Mutasi Pejabat di Jombang: Kursi RSUD Jadi Sorotan, Politik Dinilai Lebih Dominan -->

Javatimes

Mutasi Pejabat di Jombang: Kursi RSUD Jadi Sorotan, Politik Dinilai Lebih Dominan

javatimesonline
13 September 2025
JOMBANG, JAVATIMES – Gelombang mutasi besar-besaran kembali mengguncang Pemerintah Kabupaten Jombang. Sebanyak 25 pejabat manajerial resmi dilantik oleh Bupati Warsubi di Pendopo Kabupaten, Kamis (11/9/2025). Namun, sorotan publik langsung mengarah ke dua kursi panas di RSUD Jombang yang dinilai sarat kepentingan.

Nama dr. Pudji Umbaran, M.KP., kembali naik ke permukaan setelah dilantik sebagai Direktur RSUD menggantikan dr. Ma’murotus Sa’diyah, M.Kes. Sementara itu, Anang Sumariono, S.Kep.NS., M.Kes., fungsional penata anestesi yang disebut-sebut memiliki kedekatan keluarga dengan bupati, dipercaya mengisi posisi Wakil Direktur Umum dan Keuangan.

Mutasi ini sontak menuai perdebatan. Publik menilai pergeseran jabatan membenarkan bocoran dokumen skenario mutasi yang sempat beredar beberapa waktu lalu. Dalam dokumen itu, posisi dr. Ma’murotus memang disebut akan digeser ke kursi Kepala Dinas Pengendalian Penduduk dan KB, Pemberdayaan Perempuan, dan Perlindungan Anak jabatan yang sebelumnya ditempati oleh dr. Pudji.

Kritik: Kinerja Tergeser Kepentingan

Akademisi DR Solikin Rusli mengingatkan bahwa mutasi seharusnya berbasis kinerja, bukan sekadar loyalitas atau asal-usul politik.
“Mutasi memang hak bupati, tapi jangan sampai mengingkari pernyataan sendiri. Apakah syarat jadi pejabat harus pintar bersilat lidah? Ini bukan penyegaran, melainkan bukti kepentingan,” tegasnya.
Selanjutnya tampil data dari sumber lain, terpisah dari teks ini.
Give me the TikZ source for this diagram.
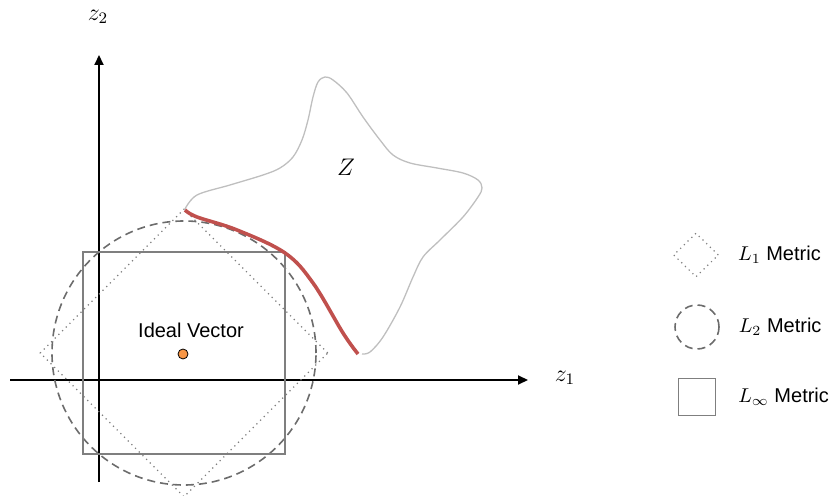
\documentclass[tikz,border=0pt]{standalone}
\usepackage{fontspec}
\newfontfamily\labelfont{Liberation Sans}
\usetikzlibrary{shapes.geometric, arrows.meta, positioning}
\definecolor{boundred}{HTML}{C0504D}
\definecolor{idealorange}{HTML}{F79646}
\definecolor{shapegray}{HTML}{7F7F7F}
\definecolor{outlinegray}{HTML}{BFBFBF}

\begin{document}
\begin{tikzpicture}[
    x=0.5pt, y=-0.5pt,
    axis/.style={draw, line width=1pt, -{Triangle[length=5pt, width=4.5pt]}},
    linfbox/.style={rectangle, draw=shapegray, line width=0.8pt, inner sep=0pt},
    ltwoball/.style={circle, draw=shapegray!85!black, dash pattern=on 4pt off 2.5pt, line width=0.8pt, inner sep=0pt},
    lonebox/.style={diamond, draw=shapegray, dotted, line width=0.6pt, inner sep=0pt},
    zoutline/.style={draw=outlinegray, line width=0.65pt},
    frontier/.style={draw=boundred, line width=1.8pt},
    idealdot/.style={circle, fill=idealorange, draw=black, line width=0.4pt, minimum size=5pt, inner sep=0pt},
    keytext/.style={font=\labelfont, anchor=west}
]

\path[use as bounding box] (0,0) rectangle (829,496);

% Axes
\coordinate (x0) at (10,380);
\coordinate (x1) at (528,380);
\coordinate (y0) at (99,482);
\coordinate (y1) at (99,55);
\draw[axis] (x0) -- (x1);
\draw[axis] (y0) -- (y1);
\node[font=\large] (z1) at (565,378) {$z_1$};
\node[font=\large] (z2) at (98,17) {$z_2$};

% Metric balls around the ideal vector
\coordinate (c) at (184,353);
\node[lonebox, minimum width=144pt, minimum height=144pt] (l1ball) at (c) {};
\node[ltwoball, minimum size=132pt] (l2ball) at (c) {};
\node[linfbox, minimum size=101pt] (linfball) at (c) {};

% Feasible set Z
\draw[zoutline] plot[smooth, tension=0.55] coordinates {
    (185,209) (197,195) (230,185) (263,175) (280,168) (293,157) (302,140)
    (308,120) (313,97) (318,82) (325,77) (333,80) (347,93) (363,117)
    (380,140) (393,155) (410,163) (437,168) (463,173) (478,180) (482,188)
    (478,197) (463,217) (440,240) (423,257) (413,277) (400,307) (383,337)
    (370,352) (362,354)};
\draw[frontier] plot[smooth, tension=0.6] coordinates {
    (358,354) (343,333) (313,283) (285,253) (237,230) (197,217) (185,210)};
\node[font=\large] (zlabel) at (346,167) {$Z$};

% Ideal vector
\node[idealdot] (ideal) at (183,354) {};
\node[font=\labelfont, above=2pt of ideal, xshift=4pt] (ideallabel) {Ideal Vector};

% Legend
\node[lonebox, minimum width=22.5pt, minimum height=22pt] (l1key) at (696,255) {};
\node[ltwoball, minimum size=22pt] (l2key) at (697,327) {};
\node[linfbox, minimum size=18.5pt] (linfkey) at (697,397) {};
\node[keytext, right=6pt of l1key] (l1text) {$L_1$ Metric};
\node[keytext, right=6pt of l2key] (l2text) {$L_2$ Metric};
\node[keytext, right=7.5pt of linfkey] (linftext) {$L_\infty$ Metric};

\end{tikzpicture}
\end{document}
Ia juga menyoroti risiko birokrasi terjebak dalam permainan politik.
“Kalau orangnya bupati lama, apakah pasti jelek? Tidak juga. Begitu pula orangnya bupati sekarang belum tentu terbaik semua. Kalau seleksi seperti ini, berarti tujuannya bukan untuk kinerja, tapi untuk memetakan kelompok dan membalas masa lalu,” tandasnya.

Solikin menekankan pentingnya loyalitas ASN, namun tetap berpijak pada kepentingan publik.
“Loyal itu harus, tapi loyal untuk kinerja, bukan untuk kepentingan politik,” pungkasnya.

Lebih jauh, ia mengingatkan publik agar tidak melupakan rekam jejak dr. Pudji selama delapan tahun lebih memimpin RSUD Jombang.

Aspek Hukum: Potensi Cacat Prosedur

Nada serupa disuarakan praktisi hukum Beny Hendro Yulianto, SH. Menurutnya, mutasi berbasis kepentingan politik berpotensi cacat hukum.
“Mutasi harus berbasis kompetensi dan meritokrasi sesuai UU Nomor 5 Tahun 2014 tentang ASN. Jika tanpa mekanisme transparan sebagaimana diatur PermenPAN-RB Nomor 15 Tahun 2019, maka keputusan itu bukan hanya bermasalah etik, tapi juga bisa dibatalkan secara hukum,” jelasnya.

Beny menegaskan, aroma politik dalam mutasi kali ini sulit ditepis.
“Ada pejabat yang ditandai sebagai ‘orangnya Bu Mundjidah’, lalu benar-benar diganti. Kalau dibiarkan, bisa memicu krisis legitimasi,” ujarnya.

Respons Politik: Diam yang Berbicara

Di sisi lain, Ketua DPC PPP Jombang, Ema Umiyyatul Chusnah, memilih menahan komentar.
“Ngapunten, saya no comment. Masyarakat bisa menilai sendiri,” katanya singkat.

Titik Kritis

Dengan sorotan publik yang begitu kuat, mutasi ini tidak sekadar urusan administrasi, melainkan potret tarik-ulur politik di birokrasi daerah. Kursi RSUD Jombang kini menjadi panggung utama, tempat di mana loyalitas, kepentingan, dan kinerja dipertaruhkan.